Он стиснул зубы, глядя на неё. Пристально. Не мигая. В упор.
— Нет, Алый, — ответила она его стальным холодным глазам. — Я не люблю тебя.
— Зато я тебя люблю.
— Но этого недостаточно! — сделала она шаг назад.
— Мне — достаточно. Я даю тебе срок до следующего года. У тебя есть один день. Последний день, Эрика. Подумай о детях.
— А если я скажу «нет»? — прикусила она губу.
— Значит, нет, — снова развёл он руки в стороны. И обернулся у двери. — Ты просила тебя удивить, — он полез в карман. — Но я понял, что не смогу.
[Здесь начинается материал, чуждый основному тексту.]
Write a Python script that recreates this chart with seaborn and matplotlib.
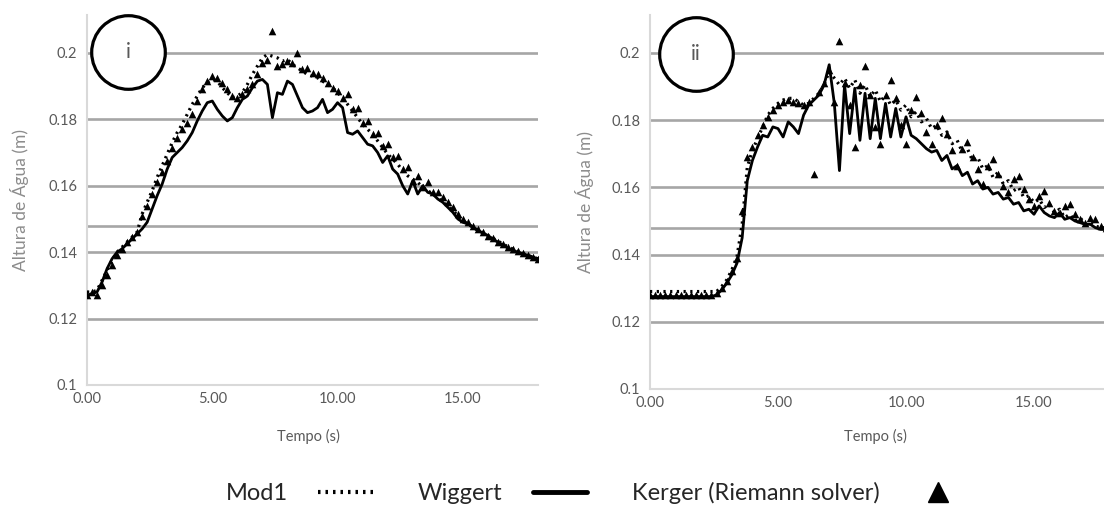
import numpy as np
import pandas as pd
import matplotlib
matplotlib.use("Agg")
import matplotlib.pyplot as plt
from matplotlib.lines import Line2D
import seaborn as sns

# Sampling instants (s)
time_s = np.round(np.arange(0, 18.01, 0.2), 1)

# ---- Panel i: water height (m) ----
mod1_i = [
    0.128, 0.128, 0.1285, 0.1315, 0.1345, 0.1375, 0.140, 0.1415, 0.143, 0.1445,
    0.146, 0.1515, 0.155, 0.1585, 0.1625, 0.166, 0.1695, 0.173, 0.176, 0.1785,
    0.1815, 0.1845, 0.187, 0.1895, 0.191, 0.192, 0.1915, 0.1895, 0.188, 0.1865,
    0.187, 0.188, 0.1905, 0.1935, 0.196, 0.1985, 0.1995, 0.199, 0.1985, 0.1975,
    0.198, 0.1965, 0.1955, 0.1945, 0.1935, 0.193, 0.1925, 0.1915, 0.1905, 0.1895,
    0.188, 0.1865, 0.1845, 0.1825, 0.1805, 0.1785, 0.177, 0.1755, 0.1735, 0.1715,
    0.1695, 0.168, 0.1665, 0.1645, 0.163, 0.162, 0.161, 0.1595, 0.1585, 0.1575,
    0.1565, 0.155, 0.154, 0.1525, 0.151, 0.1495, 0.1485, 0.1475, 0.1466, 0.1458,
    0.145, 0.1442, 0.1433, 0.1425, 0.1416, 0.1409, 0.1402, 0.1396, 0.139, 0.1385,
    0.138,
]
wiggert_i = [
    0.127, 0.1275, 0.128, 0.131, 0.135, 0.138, 0.140, 0.141, 0.1425, 0.144,
    0.1455, 0.147, 0.149, 0.153, 0.157, 0.1605, 0.165, 0.1685, 0.170, 0.1715,
    0.1735, 0.176, 0.1795, 0.1825, 0.185, 0.1855, 0.183, 0.181, 0.1795, 0.1805,
    0.1835, 0.186, 0.187, 0.1895, 0.1915, 0.192, 0.1905, 0.1805, 0.188, 0.1875,
    0.1915, 0.1905, 0.187, 0.1835, 0.182, 0.1825, 0.1835, 0.186, 0.182, 0.183,
    0.185, 0.1835, 0.176, 0.1755, 0.1765, 0.1745, 0.1725, 0.172, 0.170, 0.167,
    0.169, 0.165, 0.1635, 0.160, 0.1575, 0.1615, 0.1575, 0.160, 0.158, 0.1575,
    0.156, 0.155, 0.1535, 0.152, 0.150, 0.149, 0.1485, 0.1475, 0.1465, 0.1458,
    0.145, 0.144, 0.143, 0.1422, 0.1412, 0.1405, 0.140, 0.1395, 0.139, 0.1385,
    0.138,
]
kerger_i = [
    0.127, 0.128, 0.127, 0.130, 0.133, 0.136, 0.139, 0.141, 0.143, 0.1445,
    0.146, 0.151, 0.154, 0.1575, 0.161, 0.164, 0.1675, 0.1715, 0.1745, 0.177,
    0.179, 0.1815, 0.1855, 0.189, 0.1915, 0.193, 0.1925, 0.191, 0.189, 0.187,
    0.1865, 0.1875, 0.189, 0.1905, 0.1935, 0.197, 0.198, 0.2065, 0.196, 0.1965,
    0.1975, 0.197, 0.200, 0.195, 0.1955, 0.194, 0.1935, 0.1925, 0.191, 0.1895,
    0.1885, 0.1865, 0.1875, 0.183, 0.1835, 0.179, 0.1795, 0.1755, 0.176, 0.172,
    0.1725, 0.1685, 0.169, 0.165, 0.1655, 0.1615, 0.163, 0.1595, 0.161, 0.158,
    0.158, 0.1565, 0.155, 0.1535, 0.1515, 0.150, 0.149, 0.148, 0.147, 0.146,
    0.145, 0.1442, 0.1432, 0.1424, 0.1415, 0.1408, 0.1402, 0.1396, 0.139, 0.1385,
    0.138,
]

# ---- Panel ii: water height (m) ----
mod1_ii = [
    0.129, 0.129, 0.129, 0.129, 0.129, 0.129, 0.129, 0.129, 0.129, 0.129,
    0.129, 0.129, 0.129, 0.129, 0.1305, 0.1325, 0.1355, 0.1395, 0.149, 0.166,
    0.171, 0.1745, 0.178, 0.1815, 0.1835, 0.185, 0.186, 0.1865, 0.1865, 0.1855,
    0.1845, 0.185, 0.1865, 0.188, 0.1905, 0.1945, 0.1925, 0.1905, 0.1925, 0.1895,
    0.192, 0.188, 0.1905, 0.187, 0.189, 0.1855, 0.1875, 0.1845, 0.186, 0.183,
    0.1845, 0.181, 0.1825, 0.1795, 0.1805, 0.1775, 0.1785, 0.1755, 0.1765, 0.173,
    0.174, 0.1705, 0.1715, 0.168, 0.169, 0.1655, 0.1665, 0.163, 0.1645, 0.161,
    0.162, 0.159, 0.160, 0.157, 0.1575, 0.1555, 0.1565, 0.154, 0.155, 0.1525,
    0.1535, 0.151, 0.152, 0.150, 0.151, 0.149, 0.1495, 0.1485, 0.148, 0.148,
    0.1475,
]
wiggert_ii = [
    0.1275, 0.1275, 0.1275, 0.1275, 0.1275, 0.1275, 0.1275, 0.1275, 0.1275, 0.1275,
    0.1275, 0.1275, 0.1275, 0.128, 0.1295, 0.1315, 0.134, 0.1375, 0.145, 0.162,
    0.168, 0.172, 0.1755, 0.175, 0.178, 0.1775, 0.175, 0.1795, 0.178, 0.176,
    0.1815, 0.1845, 0.186, 0.1875, 0.1905, 0.1965, 0.185, 0.165, 0.1905, 0.176,
    0.1895, 0.174, 0.188, 0.1745, 0.1865, 0.1745, 0.185, 0.175, 0.1835, 0.175,
    0.181, 0.1755, 0.1745, 0.173, 0.1715, 0.1705, 0.171, 0.168, 0.1695, 0.1655,
    0.1665, 0.1635, 0.1645, 0.161, 0.162, 0.1595, 0.160, 0.158, 0.1585, 0.1565,
    0.157, 0.155, 0.1555, 0.153, 0.1535, 0.152, 0.1545, 0.1525, 0.1515, 0.151,
    0.1525, 0.1505, 0.151, 0.150, 0.1495, 0.149, 0.149, 0.148, 0.1475, 0.1475,
    0.147,
]
kerger_ii = [
    0.128, 0.128, 0.128, 0.128, 0.128, 0.128, 0.128, 0.128, 0.128, 0.128,
    0.128, 0.128, 0.128, 0.1285, 0.130, 0.132, 0.135, 0.139, 0.153, 0.169,
    0.172, 0.1755, 0.1785, 0.181, 0.183, 0.1845, 0.1855, 0.186, 0.1855, 0.185,
    0.1845, 0.1855, 0.164, 0.1885, 0.191, 0.195, 0.1855, 0.2035, 0.191, 0.1845,
    0.172, 0.1905, 0.196, 0.1875, 0.178, 0.173, 0.1875, 0.192, 0.1865, 0.1785,
    0.173, 0.183, 0.187, 0.182, 0.1765, 0.173, 0.1785, 0.1805, 0.176, 0.171,
    0.1665, 0.1715, 0.1735, 0.169, 0.1655, 0.161, 0.1665, 0.1685, 0.164, 0.1605,
    0.1585, 0.1625, 0.1635, 0.1595, 0.1565, 0.1545, 0.1575, 0.159, 0.1555, 0.153,
    0.1525, 0.1545, 0.155, 0.152, 0.1505, 0.1495, 0.151, 0.1505, 0.1485, 0.148,
    0.1475,
]

panel_tags = ["i", "ii"]
y_ticks = [0.1, 0.12, 0.14, 0.16, 0.18, 0.2]
y_tick_labels = ["0.1", "0.12", "0.14", "0.16", "0.18", "0.2"]
x_ticks = [0, 5, 10, 15]
x_tick_labels = ["0.00", "5.00", "10.00", "15.00"]
reference_level = 0.148
series_names = ["Mod1", "Wiggert", "Kerger (Riemann solver)"]

sns.set_theme(style="white")
plt.rcParams["font.family"] = ["Lato", "DejaVu Sans"]

GRAY_TXT = "#595959"
GRID = "#a6a6a6"
SPINE = "#d9d9d9"

fig = plt.figure(figsize=(11.04, 5.07), dpi=100)
W, H = 1104, 507
ax_i = fig.add_axes([87 / W, 1 - 385 / H, (538 - 87) / W, (385 - 15) / H])
ax_ii = fig.add_axes([650 / W, 1 - 389 / H, 460.8 / W, (389 - 15) / H])


def draw_panel(ax, mod1, wiggert, kerger, tag, ymax, circle_x, circle_y, ylab_x, xlab_y):
    df = pd.DataFrame({"t": time_s, "Mod1": mod1, "Wiggert": wiggert, "Kerger": kerger})

    for yv in y_ticks[1:] + [reference_level]:
        ax.axhline(yv, color=GRID, lw=1.9, zorder=0)

    sns.lineplot(data=df, x="t", y="Wiggert", ax=ax, color="black", lw=2.0,
                 zorder=3, estimator=None)
    sns.lineplot(data=df, x="t", y="Mod1", ax=ax, color="black", lw=2.3,
                 linestyle=(0, (0.7, 1.4)), zorder=4, estimator=None)
    sns.scatterplot(data=df, x="t", y="Kerger", ax=ax, color="black", marker="^",
                    s=30, linewidth=0, zorder=4)

    ax.set_xlim(0, 18)
    ax.set_ylim(0.1, ymax)
    ax.set_yticks(y_ticks)
    ax.set_yticklabels(y_tick_labels)
    ax.set_xticks(x_ticks)
    ax.set_xticklabels(x_tick_labels)
    ax.tick_params(axis="both", length=0, labelsize=10.5, labelcolor=GRAY_TXT)
    ax.tick_params(axis="y", pad=7)
    ax.tick_params(axis="x", pad=5)

    for side in ("top", "right"):
        ax.spines[side].set_visible(False)
    for side in ("left", "bottom"):
        ax.spines[side].set_color(SPINE)
        ax.spines[side].set_linewidth(1.5)

    ax.set_ylabel("Altura de Água (m)", fontsize=12.5, color="#8c8c8c")
    ax.yaxis.set_label_coords(ylab_x, 0.5)
    ax.set_xlabel("Tempo (s)", fontsize=10.5, color=GRAY_TXT)
    ax.xaxis.set_label_coords(0.49, xlab_y)

    # circled panel tag
    ax.plot([circle_x], [circle_y], marker="o", ms=53, mfc="white", mec="black",
            mew=2.3, clip_on=False, zorder=6)
    ax.text(circle_x, circle_y, tag, ha="center", va="center", fontsize=15,
            color=GRAY_TXT, zorder=7)


draw_panel(ax_i, mod1_i, wiggert_i, kerger_i, panel_tags[0], 0.2114,
           1.64, 0.2003, -0.128, -0.118)
draw_panel(ax_ii, mod1_ii, wiggert_ii, kerger_ii, panel_tags[1], 0.2113,
           1.8, 0.1997, -0.121, -0.108)

handles = [
    Line2D([], [], color="black", lw=3, linestyle=(0, (0.6, 1.2))),
    Line2D([], [], color="black", lw=3.5),
    Line2D([], [], color="black", lw=0, marker="^", ms=14),
]
fig.legend(handles, series_names, loc="center", bbox_to_anchor=(0.539, 0.0276),
           ncol=3, frameon=False, markerfirst=False, fontsize=17,
           handlelength=2.3, handletextpad=1.3, columnspacing=1.9,
           labelcolor="#262626")

fig.savefig("out.png", dpi=100)
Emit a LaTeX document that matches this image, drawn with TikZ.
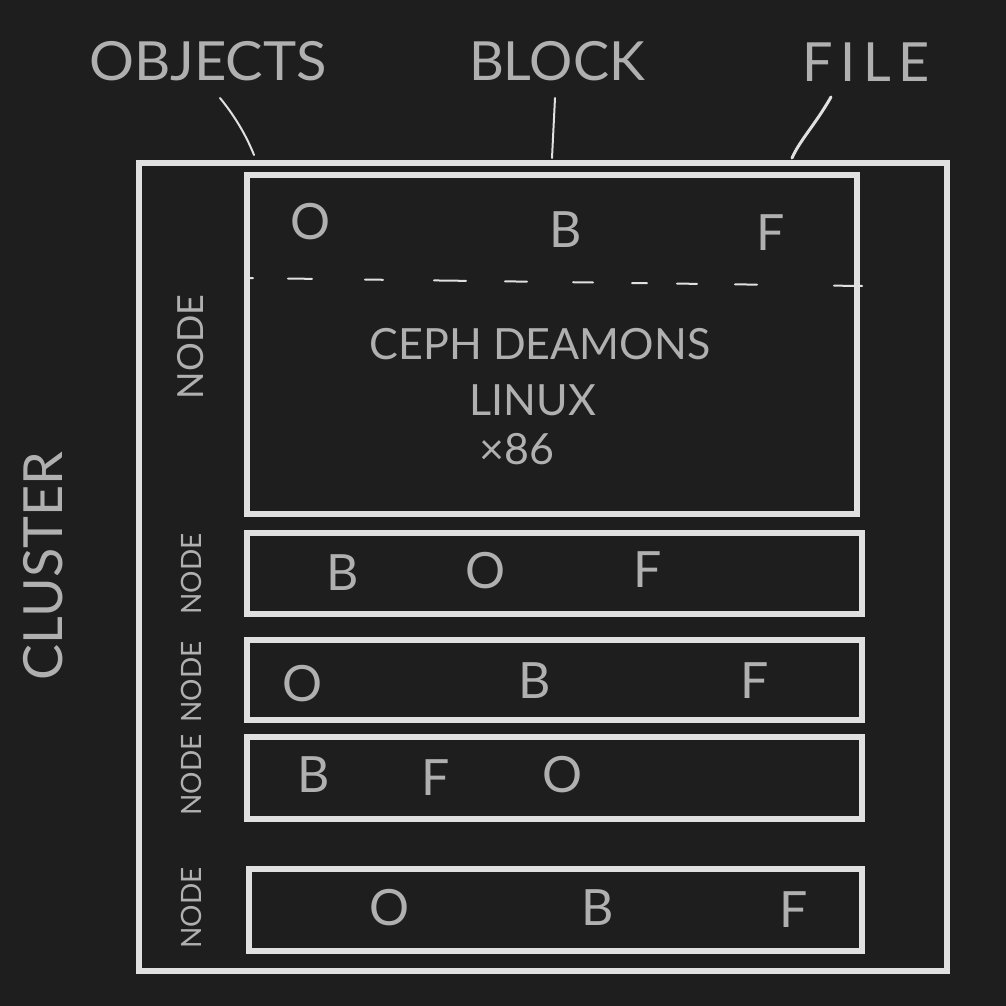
\documentclass[tikz,border=0pt]{standalone}
\usepackage{fontspec}
\setmainfont{Lato}
\definecolor{bg}{HTML}{1E1E1E}
\definecolor{linec}{HTML}{E0E0E0}
\definecolor{txtc}{HTML}{B0B0B0}
\tikzset{
  box/.style={draw=linec, line width=6pt, inner sep=0pt, outer sep=0pt, anchor=north west},
  big/.style={text=txtc, inner sep=0pt, font=\fontsize{54}{60}\selectfont},
  letter/.style={text=txtc, inner sep=0pt, font=\fontsize{50}{56}\selectfont},
  mid/.style={text=txtc, inner sep=0pt, font=\fontsize{43}{50}\selectfont},
  nodelbl/.style={text=txtc, inner sep=0pt, rotate=90, font=\fontsize{36}{40}\selectfont},
  nodelblsmall/.style={text=txtc, inner sep=0pt, rotate=90, font=\fontsize{28}{32}\selectfont},
  leader/.style={draw=linec, line width=2pt, line cap=round},
  dashseg/.style={draw=linec, line width=2pt, line cap=round}
}
\begin{document}
\begin{tikzpicture}[x=1pt,y=-1pt]
\fill[bg] (0,0) rectangle (1006,1006);
\useasboundingbox (0,0) rectangle (1006,1006);

% cluster and nodes
\node[box, minimum width=808pt, minimum height=808pt] (cluster) at (139,163) {};
\node[box, minimum width=610pt, minimum height=339pt] (n1) at (247,175) {};
\node[box, minimum width=615pt, minimum height=81pt] (n2) at (247,533) {};
\node[box, minimum width=615pt, minimum height=80pt] (n3) at (247,640) {};
\node[box, minimum width=615pt, minimum height=82pt] (n4) at (247,737) {};
\node[box, minimum width=613pt, minimum height=82pt] (n5) at (249,869) {};

% top labels
\node[big, xscale=1.04] (objects) at (208,61) {OBJECTS};
\node[big] (block) at (557,61) {BLOCK};
\node[big] (file) at (866,62) {\addfontfeature{LetterSpace=14}FILE};

\coordinate (oa) at (220,98);
\coordinate (ob) at (254,155);
\coordinate (ba) at (555,98);
\coordinate (bb) at (552,158);
\coordinate (fa) at (831,97);
\coordinate (fb) at (792,158);
\draw[leader] (oa) .. controls (238,120) and (248,140) .. (ob);
\draw[leader] (ba) -- (bb);
\draw[leader, line width=3pt] (fa) .. controls (815,125) and (800,140) .. (fb);

% cluster label
\node[big, rotate=90] (clusterlbl) at (43,566) {CLUSTER};

% node labels
\node[nodelbl] (l1) at (191,347) {NODE};
\node[nodelblsmall] (l2) at (191,574) {NODE};
\node[nodelblsmall] (l3) at (191,682) {NODE};
\node[nodelblsmall] (l4) at (191,775) {NODE};
\node[nodelblsmall] (l5) at (191,908) {NODE};

% top node content
\node[letter] (o1) at (311,222) {O};
\node[letter] (b1) at (566,230) {B};
\node[letter] (f1) at (771,233) {F};

\foreach \a/\b in {247/253, 288/312, 365/383, 434/466, 505/527, 573/593, 632/647, 677/697, 735/757, 834/862}{
  \draw[dashseg] (\a, {278+8*(\a-247)/615}) -- (\b, {278+8*(\b-247)/615});
}

\node[mid] (ceph) at (540,344) {CEPH DEAMONS};
\node[mid] (linux) at (533,400) {LINUX};
\node[mid] (x86) at (517,449) {×86};

% row 2
\node[letter] (b2) at (343,573) {B};
\node[letter] (o2) at (486,571) {O};
\node[letter] (f2) at (648,570) {F};
% row 3
\node[letter] (o3) at (303,684) {O};
\node[letter] (b3) at (535,681) {B};
\node[letter] (f3) at (755,681) {F};
% row 4
\node[letter] (b4) at (314,775) {B};
\node[letter] (f4) at (436,778) {F};
\node[letter] (o4) at (563,775) {O};
% row 5
\node[letter] (o5) at (390,908) {O};
\node[letter] (b5) at (598,908) {B};
\node[letter] (f5) at (794,910) {F};
\end{tikzpicture}
\end{document}
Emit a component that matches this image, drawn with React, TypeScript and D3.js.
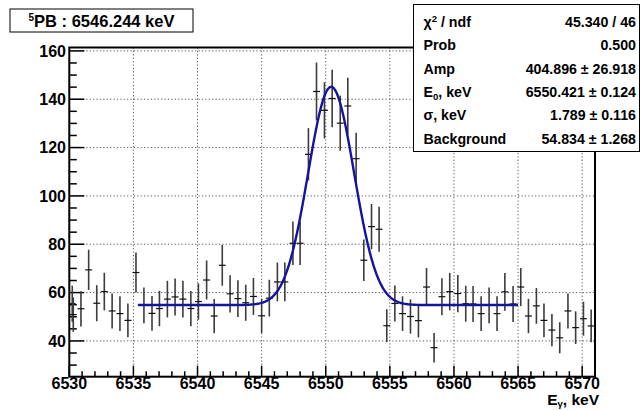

Мне нечем тебя удивить. Поэтому просто возьми. Я всё пойму, если ты его наденешь, — он поставил на старенькое трюмо бархатную коробочку и вышел, аккуратно захлопнув за собой дверь.
«Только не кольцо! Только не кольцо! — уговаривала Эрика белый бантик на бирюзовом бархате. — Только не… Да вашу ж меня!»
Она вытащила за тонкий ободок украшение, в оправу которого был вставлен целый прозрачный булыжник.
Сколько девушек продали бы душу только за это кольцо. Сколько их ненавидели её, наверное, в этот момент. Но Эрика не рискнула его даже померить. Убрала от греха подальше. И зло захлопнула ящик комода.
Бросила постель на старенький диван, что она даже не раскладывала, так и спала на половинке. И забравшись под одеяло, уставилась на ёлку.
Там в свете уличных фонарей, среди нарядных игрушек, конфет в блестящих фантиках и мерно покачивающихся на нитках мандаринов поблёскивали глянцем старые фотографии. Дети всё же развесили их на ёлке. Те, где они вчетвером: Эрика, Нина, Алый, Илья. Те, где Эрика с Ильей. Глафирка с Данькой — с самого младенчества во всех видах. Только Эрика. Только Илья.